Doğrusunu isterseniz vicdanım el vermedi bütün olayın Kılıçdaroğlu'nun üzerine yıkılmasına. O nedenle, "Yok öyle değil! O afişi Avcılar Belediye Başkanı yapmış. Kılıçdaroğlu'nun bir kabahati yok" sözleriyle müdahale ettim. Benim bu müdahalem sanırım şahsımla ilgili farklı bir algı yarattı kadınlar üzerinde. Biraz öfkeli. Biraz da kırgın başladılar saydırmaya; "Ne fark eder hanımefendi? Avcılar Belediye Başkanı da onun adamı değil mi? CHP'li değil mi? Ha adamı yapmış, ha kendi yapmış? Bir de diyorlar ki utanmadan türban sorununu biz çözeceğiz. Nasıl? Bizleri rahibeye benzeterek mi? Aşağılayarak mı?"
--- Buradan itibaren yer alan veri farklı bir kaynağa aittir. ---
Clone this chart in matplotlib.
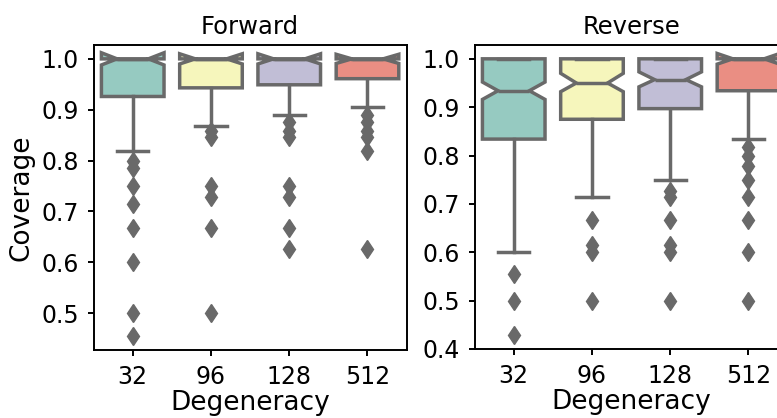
import colorsys

import numpy as np
import matplotlib
matplotlib.use("Agg")
import matplotlib.pyplot as plt
from matplotlib import colors as mcolors

# degeneracy levels on the x axis
categories = ["32", "96", "128", "512"]

# ---- Forward panel: box statistics
fwd_q1 = [0.926, 0.943, 0.949, 0.961]
fwd_med = [1.0, 1.0, 1.0, 1.0]
fwd_q3 = [1.0, 1.0, 1.0, 1.0]
fwd_ci = [0.012, 0.010, 0.010, 0.009]   # half width of the notch
fwd_whislo = [0.818, 0.867, 0.889, 0.905]
fwd_whishi = [1.0, 1.0, 1.0, 1.0]
fwd_fliers = [
    [0.8, 0.7857, 0.75, 0.7143, 0.6667, 0.6, 0.5, 0.4545],
    [0.8571, 0.8462, 0.75, 0.7273, 0.6667, 0.5],
    [0.875, 0.8571, 0.8462, 0.75, 0.7273, 0.6667, 0.625],
    [0.8889, 0.875, 0.8571, 0.8462, 0.8182, 0.625],
]

# ---- Reverse panel
rev_q1 = [0.834, 0.875, 0.897, 0.934]
rev_med = [0.934, 0.950, 0.957, 1.0]
rev_q3 = [1.0, 1.0, 1.0, 1.0]
rev_cilo = [0.916, 0.932, 0.942, 0.989]
rev_cihi = [0.952, 0.970, 0.973, 1.011]
rev_whislo = [0.60, 0.714, 0.75, 0.834]
rev_whishi = [1.0, 1.0, 1.0, 1.0]
rev_fliers = [
    [0.5556, 0.5, 0.4286],
    [0.6667, 0.6154, 0.6, 0.5],
    [0.7273, 0.7143, 0.6667, 0.6154, 0.6, 0.5],
    [0.8182, 0.8, 0.7778, 0.75, 0.7143, 0.6667, 0.6, 0.5],
]

# Set3 colours, desaturated like seaborn does (saturation=.75)
set3 = ["#8dd3c7", "#ffffb3", "#bebada", "#fb8072"]


def desat(c, prop=0.75):
    h, l, s = colorsys.rgb_to_hls(*mcolors.to_rgb(c))
    return colorsys.hls_to_rgb(h, l, s * prop)


box_colors = [desat(c) for c in set3]
gray = (0.41, 0.41, 0.41)
LW = 2.5

plt.rcParams["font.family"] = "DejaVu Sans"
plt.rcParams["axes.linewidth"] = 1.4


def make_stats(q1, med, q3, cilo, cihi, wlo, whi, fl):
    out = []
    for i in range(len(q1)):
        out.append(dict(q1=q1[i], med=med[i], q3=q3[i], cilo=cilo[i],
                        cihi=cihi[i], whislo=wlo[i], whishi=whi[i],
                        fliers=fl[i], label=categories[i]))
    return out


def draw(ax, stats, title, ylabel=None):
    pos = np.arange(len(stats))
    bp = ax.bxp(stats, positions=pos, widths=0.8, patch_artist=True,
                shownotches=True, manage_ticks=False,
                boxprops=dict(edgecolor=gray, linewidth=LW),
                medianprops=dict(color=gray, linewidth=LW),
                whiskerprops=dict(color=gray, linewidth=LW),
                capprops=dict(color=gray, linewidth=LW),
                flierprops=dict(marker="d", markerfacecolor=gray,
                                markeredgecolor=gray, markersize=9.5,
                                markeredgewidth=1))
    for patch, c in zip(bp["boxes"], box_colors):
        patch.set_facecolor(c)
    ax.set_xticks(pos)
    ax.set_xticklabels(categories)
    ax.set_xlim(-0.5, len(stats) - 0.5)
    lo = min(min(s["fliers"]) for s in stats)
    hi = max(s["q3"] for s in stats)
    pad = (hi - lo) * 0.05
    ax.set_ylim(lo - pad, hi + pad)
    ax.set_title(title, fontsize=17.5, pad=8)
    ax.set_xlabel("Degeneracy", fontsize=19, labelpad=1)
    if ylabel:
        ax.set_ylabel(ylabel, fontsize=19, labelpad=5)
    ax.tick_params(labelsize=17, length=4.5, width=1.4, pad=6)


fig = plt.figure(figsize=(7.77, 4.18), dpi=100)
W, H = 777.0, 418.0
ax1 = fig.add_axes([93.6 / W, 68 / H, 313 / W, 305 / H])
ax2 = fig.add_axes([474.6 / W, 69 / H, 313 / W, 304 / H])

draw(ax1, make_stats(fwd_q1, fwd_med, fwd_q3,
                     [m - c for m, c in zip(fwd_med, fwd_ci)],
                     [m + c for m, c in zip(fwd_med, fwd_ci)],
                     fwd_whislo, fwd_whishi, fwd_fliers),
     "Forward", "Coverage")
ax1.set_yticks([0.5, 0.6, 0.7, 0.8, 0.9, 1.0])

draw(ax2, make_stats(rev_q1, rev_med, rev_q3, rev_cilo, rev_cihi,
                     rev_whislo, rev_whishi, rev_fliers),
     "Reverse")
ax2.set_yticks([0.4, 0.5, 0.6, 0.7, 0.8, 0.9, 1.0])

fig.savefig("out.png", dpi=100)
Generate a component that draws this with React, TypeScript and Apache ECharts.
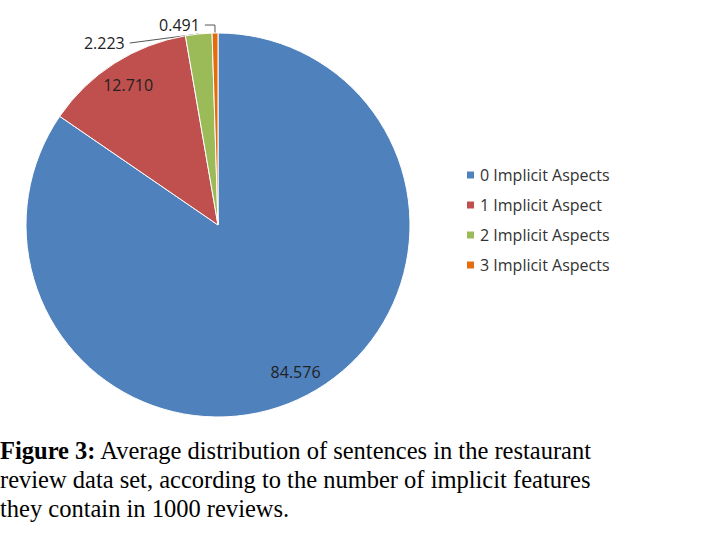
import { useEffect, useRef } from 'react';
import * as echarts from 'echarts';

const categories = ['0 Implicit Aspects', '1 Implicit Aspect', '2 Implicit Aspects', '3 Implicit Aspects'];
const values = [84.576, 12.71, 2.223, 0.491];
const colors = ['#4F81BD', '#C0504D', '#9BBB59', '#E46C0A'];
const captionLines = [
    'Average distribution of sentences in the restaurant',
    'review data set, according to the number of implicit features',
    'they contain in 1000 reviews.',
];

const App = () => {
    const chartRef = useRef(null);

    useEffect(() => {
        if (chartRef.current) {
            const myChart = echarts.init(chartRef.current, null, { renderer: 'svg' });
            const data = categories.map((name, i) => ({
                name,
                value: values[i],
                itemStyle: { color: colors[i] },
            }));
            const labelFont = { fontFamily: 'Open Sans', fontSize: 16, color: '#222' };

            const option = {
                animation: false,
                legend: {
                    orient: 'vertical',
                    left: 460,
                    top: 162,
                    itemWidth: 9,
                    itemHeight: 9,
                    itemGap: 14,
                    icon: 'rect',
                    textStyle: { fontFamily: 'Open Sans', fontSize: 16, color: '#333' },
                    data: categories,
                },
                series: [
                    {
                        type: 'pie',
                        center: [218, 225],
                        radius: [0, 192],
                        startAngle: 90,
                        clockwise: true,
                        itemStyle: { borderColor: '#fff', borderWidth: 1 },
                        data: data.map((d, i) => ({
                            ...d,
                            label: i < 2 ? { show: false } : {
                                show: true,
                                position: 'outside',
                                ...labelFont,
                                formatter: (p: any) => p.value.toFixed(3),
                            },
                            labelLine: i < 2 ? { show: false } : {
                                show: true,
                                length: 8,
                                length2: 10,
                                lineStyle: { color: '#555', width: 1 },
                            },
                        })),
                    },
                    {
                        type: 'pie',
                        silent: true,
                        center: [218, 225],
                        radius: [135, 192],
                        startAngle: 90,
                        clockwise: true,
                        legendHoverLink: false,
                        itemStyle: { color: 'transparent' },
                        data: data.map((d, i) => ({
                            name: d.name,
                            value: d.value,
                            itemStyle: { color: 'transparent' },
                            label: i < 2 ? {
                                show: true,
                                position: 'inside',
                                ...labelFont,
                                formatter: (p: any) => p.value.toFixed(3),
                            } : { show: false },
                        })),
                    },
                ],
                graphic: [
                    {
                        type: 'text',
                        left: 0,
                        top: 436,
                        style: {
                            text: '{b|Figure 3:} ' + captionLines[0] + '\n' + captionLines[1] + '\n' + captionLines[2],
                            font: '24.5px "Liberation Serif"',
                            fill: '#000',
                            lineHeight: 29,
                            rich: {
                                b: { fontWeight: 'bold', fontFamily: 'Liberation Serif', fontSize: 24.5 },
                            },
                        },
                    },
                ],
            };

            myChart.setOption(option);
            return () => {
                myChart.dispose();
            };
        }
    }, []);

    return <div ref={chartRef} style={{ position: 'fixed', left: 0, top: 0, width: '722px', height: '554px', background: '#fff' }} />;
};

export default App;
Dürüst ol Sayın Kılıçdaroğlu!
Kadınların notlarını düştükten sonra yoluma devam ettim. Saat 15.45'i gösteriyordu. Başbakan'ın geleceği yönünde anonslar hızlanmaya başlamıştı. Gazetecilerin bulunduğu platforma doğru yürümeye başladığımda Haber Koordinatörümüz Şaban Arslan'la karşılaştım. Hasbihal ettik evvela. Sonra da miting kalabalığına dair kritik yaptık. Ben sayı saymayı bilmem. Rakamlarla pek aram yoktur. Şaban; "Milyon yok tabii ama en az 250 binin üstünde kişi var" dedi. O arada Başbakan çıktı kürsüye. "Bu kardeşinize inandınız. Sahip çıktınız. Omuz verdiniz. Hepinizi yürekten selamlıyorum" diyerek başladı konuşmasına. Sonra İstanbul şiirleriyle devam ettirdi konuşmasını. Az evvel konuştuğum kadınlar biraz ötemde duruyorlardı. Başbakan, "Önce örtülü kardeşlerimizi, bacılarımızı rahibeye benzettin! Sonra da bu bize ait değil dedin. Hükümet gereğini yapsın dedin. Yaptı! Avcılar Belediyesi tarafından yapıldığı ortaya çıktı! Dürüst ol Sayın Kılıçdaroğlu! Dürüst ol! Bir de bize gelip dürüstlük dersi verme!" sözlerini söylerken onlara doğru döndüm. Çılgınlar gibi alkışlıyorlardı. Ve Başbakan Kılıçdaroğlu'nun adını andığı
her saniyede derin derin yuh çekiyorlardı.